The Trump administration has finally outlined its new tax proposal, which leans heavily on tax cuts.

So far, President Trump wants to slash individual tax rates — cutting the top rate from 39.6% to 35% — and reduce the number of total rates from seven to three. He also wants to cut the top tax rate for all businesses to 15%, far below the current top rates.

The administration’s tax outline still leaves many questions unanswered and will be met with a lot of skepticism among lawmakers, even though Republicans control Congress. In fact, some GOP aides suggest that the White House — with its emphasis on tax cuts and too few details on how they’d be paid for — is not constructively contributing to a serious discussion of tax reform.

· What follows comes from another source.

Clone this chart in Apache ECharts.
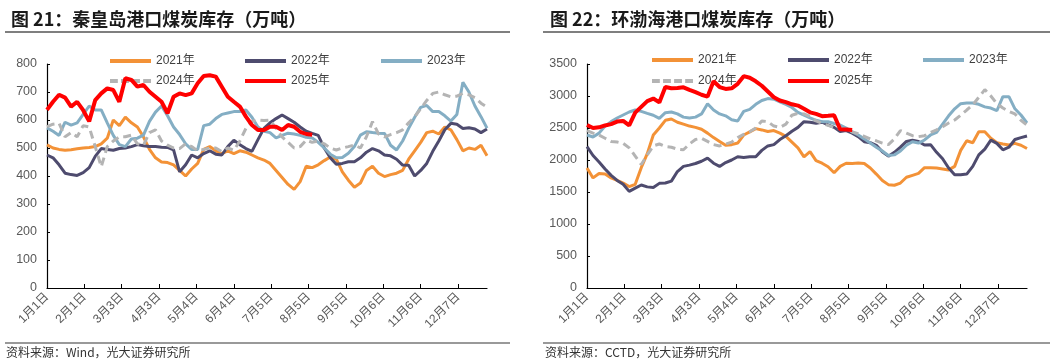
<!DOCTYPE html>
<html>
<head>
<meta charset="utf-8">
<script src="https://cdn.jsdelivr.net/npm/echarts@6/dist/echarts.min.js"></script>
<style>
html,body{margin:0;padding:0;background:#fff;}
#c{width:1055px;height:364px;}
</style>
</head>
<body>
<div id="c"></div>
<script>
// ---- data (values every 5 days, day index = i*5 on a 366-day calendar) ----
const seriesNames = ['2021年','2022年','2023年','2024年','2025年'];
const stepDays = 5;

// 秦皇岛港 (万吨)
const qhd2021 = [511,500,495,492,494,497,500,502,505,515,
  535,600,580,610,590,575,540,495,465,450,
  448,440,420,400,425,445,495,505,490,480,
  490,480,490,485,475,465,457,445,420,395,
  370,352,380,435,430,440,455,468,460,415,
  385,360,375,420,435,410,398,405,410,420,
  460,490,520,555,560,550,575,565,530,490,
  500,495,510,472];
const qhd2022 = [475,465,440,410,405,402,412,430,470,498,
  495,492,498,500,505,512,508,505,505,503,
  502,493,415,440,475,465,480,490,478,475,
  505,528,512,498,488,530,570,590,605,618,
  605,592,575,560,552,545,500,465,442,445,
  451,451,465,485,498,490,475,472,460,439,
  438,400,420,445,488,525,565,588,585,570,
  572,568,555,568];
const qhd2023 = [572,560,545,592,582,590,620,650,636,636,
  590,545,512,505,532,535,546,595,628,650,
  615,575,548,515,495,495,580,585,605,620,
  625,630,630,636,610,575,560,555,536,545,
  553,550,545,538,536,520,500,478,465,466,
  481,505,546,558,555,553,552,510,493,525,
  570,610,645,652,630,630,615,596,620,735,
  700,650,612,571];
const qhd2024 = [576,585,588,540,555,540,580,575,505,433,
  505,525,540,540,546,515,510,555,565,525,
  510,500,498,515,505,490,495,500,500,487,
  500,492,525,570,595,600,598,600,570,540,
  520,500,505,528,520,525,515,500,493,500,
  505,511,500,540,594,550,540,548,555,565,
  590,612,640,670,695,700,690,683,685,695,
  690,680,660,646];
const qhd2025 = [636,665,690,680,648,665,635,595,671,695,
  713,707,665,749,743,719,725,701,683,665,
  624,683,695,689,695,731,757,760,755,719,
  683,665,648,612,582,564,564,576,576,564,
  582,576,558,550,547];

// 环渤海港口 (万吨)
const hbh2021 = [1875,1720,1790,1780,1720,1680,1640,1585,1620,1880,
  2100,2390,2500,2620,2640,2590,2560,2530,2510,2480,
  2420,2350,2290,2230,2240,2265,2390,2440,2490,2470,
  2445,2460,2420,2370,2280,2190,2050,2130,1990,1950,
  1895,1800,1900,1950,1945,1953,1945,1875,1780,1680,
  1615,1605,1640,1730,1760,1790,1880,1880,1875,1860,
  1845,1900,2150,2300,2270,2440,2440,2340,2270,2250,
  2235,2260,2230,2180];
const hbh2022 = [2208,2070,1970,1860,1760,1680,1620,1510,1560,1610,
  1580,1570,1635,1640,1670,1820,1900,1920,1945,1980,
  2030,1950,1900,1960,2000,2050,2040,2050,2050,2150,
  2220,2240,2320,2380,2450,2510,2599,2590,2573,2590,
  2550,2510,2443,2460,2420,2365,2286,2270,2230,2130,
  2060,2120,2200,2290,2310,2290,2234,2240,2120,2020,
  1875,1770,1770,1780,1900,2080,2170,2310,2260,2160,
  2200,2320,2350,2375];
const hbh2023 = [2391,2360,2420,2530,2600,2656,2703,2750,2781,2760,
  2729,2700,2650,2740,2750,2720,2670,2656,2670,2720,
  2880,2781,2720,2690,2630,2610,2760,2790,2870,2930,
  2960,2950,2910,2870,2820,2745,2700,2660,2620,2599,
  2599,2570,2547,2500,2440,2390,2330,2265,2200,2140,
  2070,2080,2140,2230,2286,2265,2313,2391,2430,2560,
  2690,2800,2880,2890,2890,2870,2830,2812,2770,2990,
  2990,2800,2703,2578];
const hbh2024 = [2460,2420,2390,2340,2290,2280,2260,2190,2060,1930,
  2080,2220,2250,2210,2200,2170,2160,2250,2320,2340,
  2290,2240,2220,2250,2280,2350,2400,2440,2500,2610,
  2600,2530,2510,2560,2700,2729,2720,2680,2610,2570,
  2540,2510,2490,2469,2440,2410,2370,2330,2300,2265,
  2240,2330,2460,2420,2380,2365,2380,2430,2470,2520,
  2578,2625,2700,2781,2860,2980,3100,3000,2880,2812,
  2760,2720,2620,2547];
const hbh2025 = [2547,2500,2510,2540,2560,2600,2610,2540,2740,2830,
  2920,2960,2900,3140,3120,3125,3135,3095,3060,3020,
  2990,3230,3140,3110,3120,3190,3310,3285,3230,3160,
  3070,2980,2930,2905,2870,2850,2800,2745,2720,2685,
  2690,2700,2480,2475,2470];

// calendar categories (leap-year calendar, 366 days)
const monthDays = [31,29,31,30,31,30,31,31,30,31,30,31];
const dayLabels = [];
monthDays.forEach((n, m) => { for (let d = 1; d <= n; d++) dayLabels.push((m + 1) + '月' + d + '日'); });

const leftYTicks = {min: 0, max: 800, interval: 100};
const rightYTicks = {min: 0, max: 3500, interval: 500};

const colors = {'2021年': '#F39237', '2022年': '#4E4B6E', '2023年': '#84AEC4', '2024年': '#B4B4B4', '2025年': '#FF0000'};

function pts(arr) { return arr.map((v, i) => [Math.min(i * stepDays, dayLabels.length - 1), v]); }

const FONT = '"Liberation Sans", "Noto Sans CJK SC", sans-serif';

function mkSeries(name, arr, idx) {
  const isRed = name === '2025年';
  const isGray = name === '2024年';
  return {
    name: name, type: 'line', xAxisIndex: idx, yAxisIndex: idx,
    data: pts(arr), symbol: 'none', showSymbol: false,
    lineStyle: {color: colors[name], width: isRed ? 4 : 3, type: isGray ? [8, 5] : 'solid'},
    itemStyle: {color: colors[name]},
    z: isRed ? 5 : 3
  };
}

const series = [];
[qhd2021, qhd2022, qhd2023, qhd2024, qhd2025].forEach((a, k) => series.push(mkSeries(seriesNames[k], a, 0)));
[hbh2021, hbh2022, hbh2023, hbh2024, hbh2025].forEach((a, k) => series.push(mkSeries(seriesNames[k], a, 1)));

function xAx(gi) {
  return {
    type: 'category', gridIndex: gi, data: dayLabels, boundaryGap: false,
    axisLine: {lineStyle: {color: '#000', width: 1.2}},
    axisTick: {inside: true, length: 4, interval: 30, lineStyle: {color: '#000'}},
    axisLabel: {interval: 30, rotate: 45, margin: 7, color: '#595959', fontSize: 12, fontFamily: FONT},
    splitLine: {show: false}
  };
}
function yAx(gi, t) {
  return {
    type: 'value', gridIndex: gi, min: t.min, max: t.max, interval: t.interval,
    axisLine: {show: true, lineStyle: {color: '#000', width: 1.2}},
    axisTick: {show: true, inside: true, length: 3, lineStyle: {color: '#000'}},
    axisLabel: {color: '#595959', fontSize: 12.5, fontFamily: FONT, margin: 10, formatter: v => String(v)},
    splitLine: {show: false}
  };
}

const dashIcon = 'path://M0,0h8v4h-8z M11.3,0h8v4h-8z M22.6,0h8v4h-8z M33.9,0h8v4h-8z';

function lg(name, left, top) {
  const isGray = name === '2024年';
  return {
    data: [{name: name, icon: isGray ? dashIcon : 'rect'}], left: left, top: top,
    itemWidth: 41, itemHeight: 4,
    textStyle: {color: '#404040', fontSize: 12, fontFamily: FONT},
    selectedMode: false
  };
}

const option = {
  animation: false,
  backgroundColor: '#fff',
  title: [
    {text: '图 21：秦皇岛港口煤炭库存（万吨）', left: 6, top: 5,
     textStyle: {fontSize: 18, fontWeight: 'bold', color: '#1a1a1a', fontFamily: '"Noto Sans CJK SC", sans-serif'}},
    {text: '图 22：环渤海港口煤炭库存（万吨）', left: 545, top: 5,
     textStyle: {fontSize: 18, fontWeight: 'bold', color: '#1a1a1a', fontFamily: '"Noto Sans CJK SC", sans-serif'}}
  ],
  legend: [
    lg('2021年', 105, 50), lg('2022年', 240, 50), lg('2023年', 376, 50),
    lg('2024年', 105, 70), lg('2025年', 240, 70),
    lg('2021年', 647, 49), lg('2022年', 783, 49), lg('2023年', 918, 49),
    lg('2024年', 647, 70), lg('2025年', 783, 70)
  ],
  grid: [
    {left: 47, top: 64, width: 440, height: 224},
    {left: 587, top: 64, width: 440, height: 224}
  ],
  xAxis: [xAx(0), xAx(1)],
  yAxis: [yAx(0, leftYTicks), yAx(1, rightYTicks)],
  series: series,
  graphic: [
    {type: 'line', shape: {x1: 5, y1: 32, x2: 510, y2: 32}, style: {stroke: '#555', lineWidth: 1.5}},
    {type: 'line', shape: {x1: 543, y1: 32, x2: 1050, y2: 32}, style: {stroke: '#555', lineWidth: 1.5}},
    {type: 'line', shape: {x1: 5, y1: 343, x2: 510, y2: 343}, style: {stroke: '#777', lineWidth: 1.5}},
    {type: 'line', shape: {x1: 543, y1: 343, x2: 1050, y2: 343}, style: {stroke: '#777', lineWidth: 1.5}},
    {type: 'text', left: 6, top: 346, style: {text: '资料来源：Wind，光大证券研究所', fill: '#333', font: '12px "Noto Sans CJK SC", sans-serif'}},
    {type: 'text', left: 545, top: 346, style: {text: '资料来源：CCTD，光大证券研究所', fill: '#333', font: '12px "Noto Sans CJK SC", sans-serif'}}
  ]
};

const chart = echarts.init(document.getElementById('c'), null, {renderer: 'canvas'});
chart.setOption(option);
</script>
</body>
</html>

“It’s not tax reform,” one senior GOP aide told CNN. “Not even close.”

Here’s what we know so far about the president’s tax proposal.

Lower individual income tax rates: The proposal calls for reducing the number of tax brackets from seven to three for individuals, which would be set at 10%, 25% and 35%. Today’s rates are 10%, 15%, 25%, 28%, 33%, 35% and 39.6%.

But here’s the thing: The White House has yet to specify how much of one’s income would apply to each of the three rates that Trump is proposing. So it’s impossible to say what the change would mean in dollars and cents for anyone.

During the campaign, Trump had originally called for those rates to be 10% 20% and 25%. He later amended his plan, calling for somewhat higher rates to match what House Republicans have been calling for: 12%, 25% and 33%.

The proposal also calls for doubling the standard deduction.

Treasury Secretary Steven Mnuchin said Wednesday morning that the new tax proposal will offer “the biggest tax cut and the largest tax reform in the history of this country.” Without greater detail from the White House, that’s impossible to verify.

Much lower business rates: Trump wants to slash the top tax rate for all businesses to 15%, as he proposed during the campaign. That’s well below the top rate of 35% for corporations today, although the real top rate they pay is less after tax breaks.